◆ Written task: Please give the count of lines holding the string "that" and nothing besides.

++++ Source material

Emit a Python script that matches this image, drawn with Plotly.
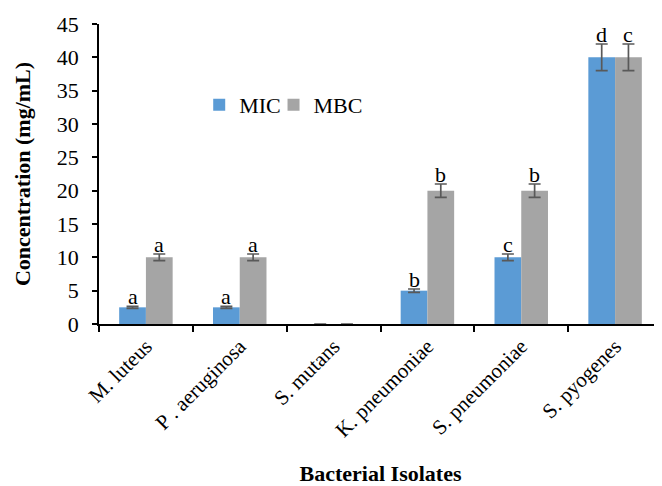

++++++++
++++ Source material

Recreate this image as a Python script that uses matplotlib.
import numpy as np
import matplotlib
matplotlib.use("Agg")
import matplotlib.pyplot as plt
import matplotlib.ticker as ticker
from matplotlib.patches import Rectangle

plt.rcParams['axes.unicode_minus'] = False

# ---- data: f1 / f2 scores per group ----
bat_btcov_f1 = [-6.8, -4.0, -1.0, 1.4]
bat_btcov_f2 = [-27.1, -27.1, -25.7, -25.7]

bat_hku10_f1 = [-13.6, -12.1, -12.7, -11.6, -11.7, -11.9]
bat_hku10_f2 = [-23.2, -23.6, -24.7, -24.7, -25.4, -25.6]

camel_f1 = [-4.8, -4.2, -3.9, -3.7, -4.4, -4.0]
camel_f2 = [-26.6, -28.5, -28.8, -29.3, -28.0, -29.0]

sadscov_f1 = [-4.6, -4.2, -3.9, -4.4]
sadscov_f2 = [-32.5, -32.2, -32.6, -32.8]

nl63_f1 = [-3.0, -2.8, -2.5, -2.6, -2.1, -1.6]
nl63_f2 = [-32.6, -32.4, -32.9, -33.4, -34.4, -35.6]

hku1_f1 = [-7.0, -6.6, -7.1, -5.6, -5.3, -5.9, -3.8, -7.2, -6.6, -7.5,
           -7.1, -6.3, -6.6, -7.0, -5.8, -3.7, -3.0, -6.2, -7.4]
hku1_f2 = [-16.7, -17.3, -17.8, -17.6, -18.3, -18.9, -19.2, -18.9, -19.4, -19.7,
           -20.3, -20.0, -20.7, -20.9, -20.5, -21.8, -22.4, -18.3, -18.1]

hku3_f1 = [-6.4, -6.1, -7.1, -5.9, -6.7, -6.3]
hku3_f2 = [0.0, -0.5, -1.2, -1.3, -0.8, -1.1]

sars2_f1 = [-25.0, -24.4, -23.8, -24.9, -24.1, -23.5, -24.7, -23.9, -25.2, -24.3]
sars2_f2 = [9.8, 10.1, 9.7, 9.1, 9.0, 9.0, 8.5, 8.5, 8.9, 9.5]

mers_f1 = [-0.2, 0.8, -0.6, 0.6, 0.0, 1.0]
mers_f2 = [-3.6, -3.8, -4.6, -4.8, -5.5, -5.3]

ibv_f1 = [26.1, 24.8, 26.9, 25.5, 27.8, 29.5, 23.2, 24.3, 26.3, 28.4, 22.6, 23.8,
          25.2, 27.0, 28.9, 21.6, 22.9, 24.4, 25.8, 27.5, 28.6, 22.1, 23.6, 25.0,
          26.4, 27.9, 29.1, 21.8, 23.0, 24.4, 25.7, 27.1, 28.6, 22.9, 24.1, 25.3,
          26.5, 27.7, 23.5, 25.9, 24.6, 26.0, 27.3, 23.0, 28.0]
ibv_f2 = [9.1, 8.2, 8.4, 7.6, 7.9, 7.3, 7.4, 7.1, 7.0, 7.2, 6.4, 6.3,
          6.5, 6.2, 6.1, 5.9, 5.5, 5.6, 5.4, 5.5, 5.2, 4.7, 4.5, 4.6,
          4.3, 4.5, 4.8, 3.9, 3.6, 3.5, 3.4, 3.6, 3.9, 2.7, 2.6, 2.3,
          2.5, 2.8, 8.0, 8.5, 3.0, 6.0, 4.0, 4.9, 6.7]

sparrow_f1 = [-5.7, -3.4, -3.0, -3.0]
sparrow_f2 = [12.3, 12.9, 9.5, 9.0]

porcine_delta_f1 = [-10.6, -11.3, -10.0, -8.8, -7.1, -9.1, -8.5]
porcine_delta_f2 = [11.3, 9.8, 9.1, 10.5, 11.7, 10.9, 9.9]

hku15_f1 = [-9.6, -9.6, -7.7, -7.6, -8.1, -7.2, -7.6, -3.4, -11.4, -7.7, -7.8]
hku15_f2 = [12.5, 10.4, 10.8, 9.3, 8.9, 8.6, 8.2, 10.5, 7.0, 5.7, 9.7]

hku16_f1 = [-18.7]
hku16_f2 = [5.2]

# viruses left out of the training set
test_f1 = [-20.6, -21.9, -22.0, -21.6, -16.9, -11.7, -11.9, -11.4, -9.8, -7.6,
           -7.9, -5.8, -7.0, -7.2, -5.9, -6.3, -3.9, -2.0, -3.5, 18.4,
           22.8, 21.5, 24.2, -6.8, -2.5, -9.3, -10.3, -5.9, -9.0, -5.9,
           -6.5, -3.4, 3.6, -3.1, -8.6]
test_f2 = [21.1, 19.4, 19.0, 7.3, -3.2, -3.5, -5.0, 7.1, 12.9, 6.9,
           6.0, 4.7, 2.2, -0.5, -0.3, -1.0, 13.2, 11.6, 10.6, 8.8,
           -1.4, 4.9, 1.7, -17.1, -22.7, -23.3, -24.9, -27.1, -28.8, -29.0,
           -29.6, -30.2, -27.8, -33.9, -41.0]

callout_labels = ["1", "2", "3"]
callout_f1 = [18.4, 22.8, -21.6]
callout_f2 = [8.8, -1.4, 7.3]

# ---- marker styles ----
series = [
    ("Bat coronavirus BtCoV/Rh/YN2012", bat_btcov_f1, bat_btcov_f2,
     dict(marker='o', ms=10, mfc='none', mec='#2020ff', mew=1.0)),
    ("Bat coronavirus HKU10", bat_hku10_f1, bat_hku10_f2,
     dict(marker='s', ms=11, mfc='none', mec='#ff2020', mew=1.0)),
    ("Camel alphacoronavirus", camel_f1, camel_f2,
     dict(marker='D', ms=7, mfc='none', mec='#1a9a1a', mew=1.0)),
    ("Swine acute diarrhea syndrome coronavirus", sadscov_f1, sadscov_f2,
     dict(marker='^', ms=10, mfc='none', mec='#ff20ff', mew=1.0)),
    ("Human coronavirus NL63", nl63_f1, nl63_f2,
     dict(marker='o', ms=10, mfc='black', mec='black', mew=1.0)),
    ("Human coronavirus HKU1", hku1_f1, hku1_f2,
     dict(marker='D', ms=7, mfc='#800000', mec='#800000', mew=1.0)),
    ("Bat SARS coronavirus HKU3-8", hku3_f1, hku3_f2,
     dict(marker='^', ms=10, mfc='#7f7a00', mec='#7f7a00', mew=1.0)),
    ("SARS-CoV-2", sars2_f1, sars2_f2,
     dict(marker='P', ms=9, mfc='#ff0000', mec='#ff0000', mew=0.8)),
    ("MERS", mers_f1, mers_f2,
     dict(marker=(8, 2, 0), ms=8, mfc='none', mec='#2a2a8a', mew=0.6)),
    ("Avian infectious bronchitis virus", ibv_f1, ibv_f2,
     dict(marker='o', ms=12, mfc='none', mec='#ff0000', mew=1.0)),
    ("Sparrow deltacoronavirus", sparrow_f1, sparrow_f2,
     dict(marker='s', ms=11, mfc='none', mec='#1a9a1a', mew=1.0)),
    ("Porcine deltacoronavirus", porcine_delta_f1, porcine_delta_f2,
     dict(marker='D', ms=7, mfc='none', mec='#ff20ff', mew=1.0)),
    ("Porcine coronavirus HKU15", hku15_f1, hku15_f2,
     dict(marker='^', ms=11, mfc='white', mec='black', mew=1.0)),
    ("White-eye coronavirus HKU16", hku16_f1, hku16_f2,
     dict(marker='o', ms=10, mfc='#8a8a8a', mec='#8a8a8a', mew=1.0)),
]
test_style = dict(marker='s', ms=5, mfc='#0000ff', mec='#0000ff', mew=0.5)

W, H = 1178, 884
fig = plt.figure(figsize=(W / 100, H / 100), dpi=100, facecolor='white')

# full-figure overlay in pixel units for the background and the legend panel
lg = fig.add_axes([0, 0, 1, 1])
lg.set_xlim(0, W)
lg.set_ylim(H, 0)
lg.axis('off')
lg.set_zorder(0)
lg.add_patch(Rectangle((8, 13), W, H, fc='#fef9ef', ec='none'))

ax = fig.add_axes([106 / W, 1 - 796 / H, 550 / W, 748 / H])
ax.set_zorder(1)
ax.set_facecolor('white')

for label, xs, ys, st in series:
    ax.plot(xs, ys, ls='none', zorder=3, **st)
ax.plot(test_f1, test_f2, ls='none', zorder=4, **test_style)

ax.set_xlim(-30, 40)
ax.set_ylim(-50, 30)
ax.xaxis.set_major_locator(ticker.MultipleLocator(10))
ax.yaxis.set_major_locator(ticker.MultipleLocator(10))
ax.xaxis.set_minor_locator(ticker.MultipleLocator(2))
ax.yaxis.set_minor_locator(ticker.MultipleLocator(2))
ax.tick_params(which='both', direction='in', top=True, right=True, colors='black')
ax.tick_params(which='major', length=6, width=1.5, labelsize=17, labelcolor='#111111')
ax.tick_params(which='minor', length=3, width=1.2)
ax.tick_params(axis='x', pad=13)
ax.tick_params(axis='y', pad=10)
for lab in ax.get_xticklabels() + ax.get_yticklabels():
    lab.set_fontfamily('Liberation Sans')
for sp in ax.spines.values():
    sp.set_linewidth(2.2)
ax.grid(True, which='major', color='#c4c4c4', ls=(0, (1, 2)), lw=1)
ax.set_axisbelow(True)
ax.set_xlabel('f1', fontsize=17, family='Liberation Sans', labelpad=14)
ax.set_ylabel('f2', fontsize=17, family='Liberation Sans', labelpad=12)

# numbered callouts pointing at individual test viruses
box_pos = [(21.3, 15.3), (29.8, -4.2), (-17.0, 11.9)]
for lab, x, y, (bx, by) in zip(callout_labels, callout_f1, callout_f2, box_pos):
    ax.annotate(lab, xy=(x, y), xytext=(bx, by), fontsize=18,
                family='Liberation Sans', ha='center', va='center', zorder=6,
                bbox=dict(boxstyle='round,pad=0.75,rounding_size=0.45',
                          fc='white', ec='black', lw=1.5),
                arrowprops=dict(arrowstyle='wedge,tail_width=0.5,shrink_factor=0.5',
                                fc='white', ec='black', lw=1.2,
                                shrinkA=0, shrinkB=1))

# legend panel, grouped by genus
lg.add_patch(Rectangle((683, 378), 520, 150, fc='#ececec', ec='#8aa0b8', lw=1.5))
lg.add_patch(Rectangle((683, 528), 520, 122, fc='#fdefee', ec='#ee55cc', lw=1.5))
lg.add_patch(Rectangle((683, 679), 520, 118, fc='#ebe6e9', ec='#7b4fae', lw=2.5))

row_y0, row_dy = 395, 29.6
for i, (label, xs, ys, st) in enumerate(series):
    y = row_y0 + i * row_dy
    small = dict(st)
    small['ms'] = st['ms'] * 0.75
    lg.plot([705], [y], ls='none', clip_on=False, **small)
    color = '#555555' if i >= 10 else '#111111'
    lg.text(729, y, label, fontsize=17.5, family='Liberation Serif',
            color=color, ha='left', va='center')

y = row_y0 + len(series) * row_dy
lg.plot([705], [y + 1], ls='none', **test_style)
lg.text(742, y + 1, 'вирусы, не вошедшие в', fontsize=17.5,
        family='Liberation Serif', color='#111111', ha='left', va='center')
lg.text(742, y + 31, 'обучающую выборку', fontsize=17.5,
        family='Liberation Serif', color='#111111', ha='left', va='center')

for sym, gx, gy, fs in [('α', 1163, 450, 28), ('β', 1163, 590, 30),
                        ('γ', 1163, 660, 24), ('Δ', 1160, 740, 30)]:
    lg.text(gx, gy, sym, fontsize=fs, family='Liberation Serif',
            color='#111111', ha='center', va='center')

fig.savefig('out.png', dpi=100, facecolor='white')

++++++++

◆ The reply: 2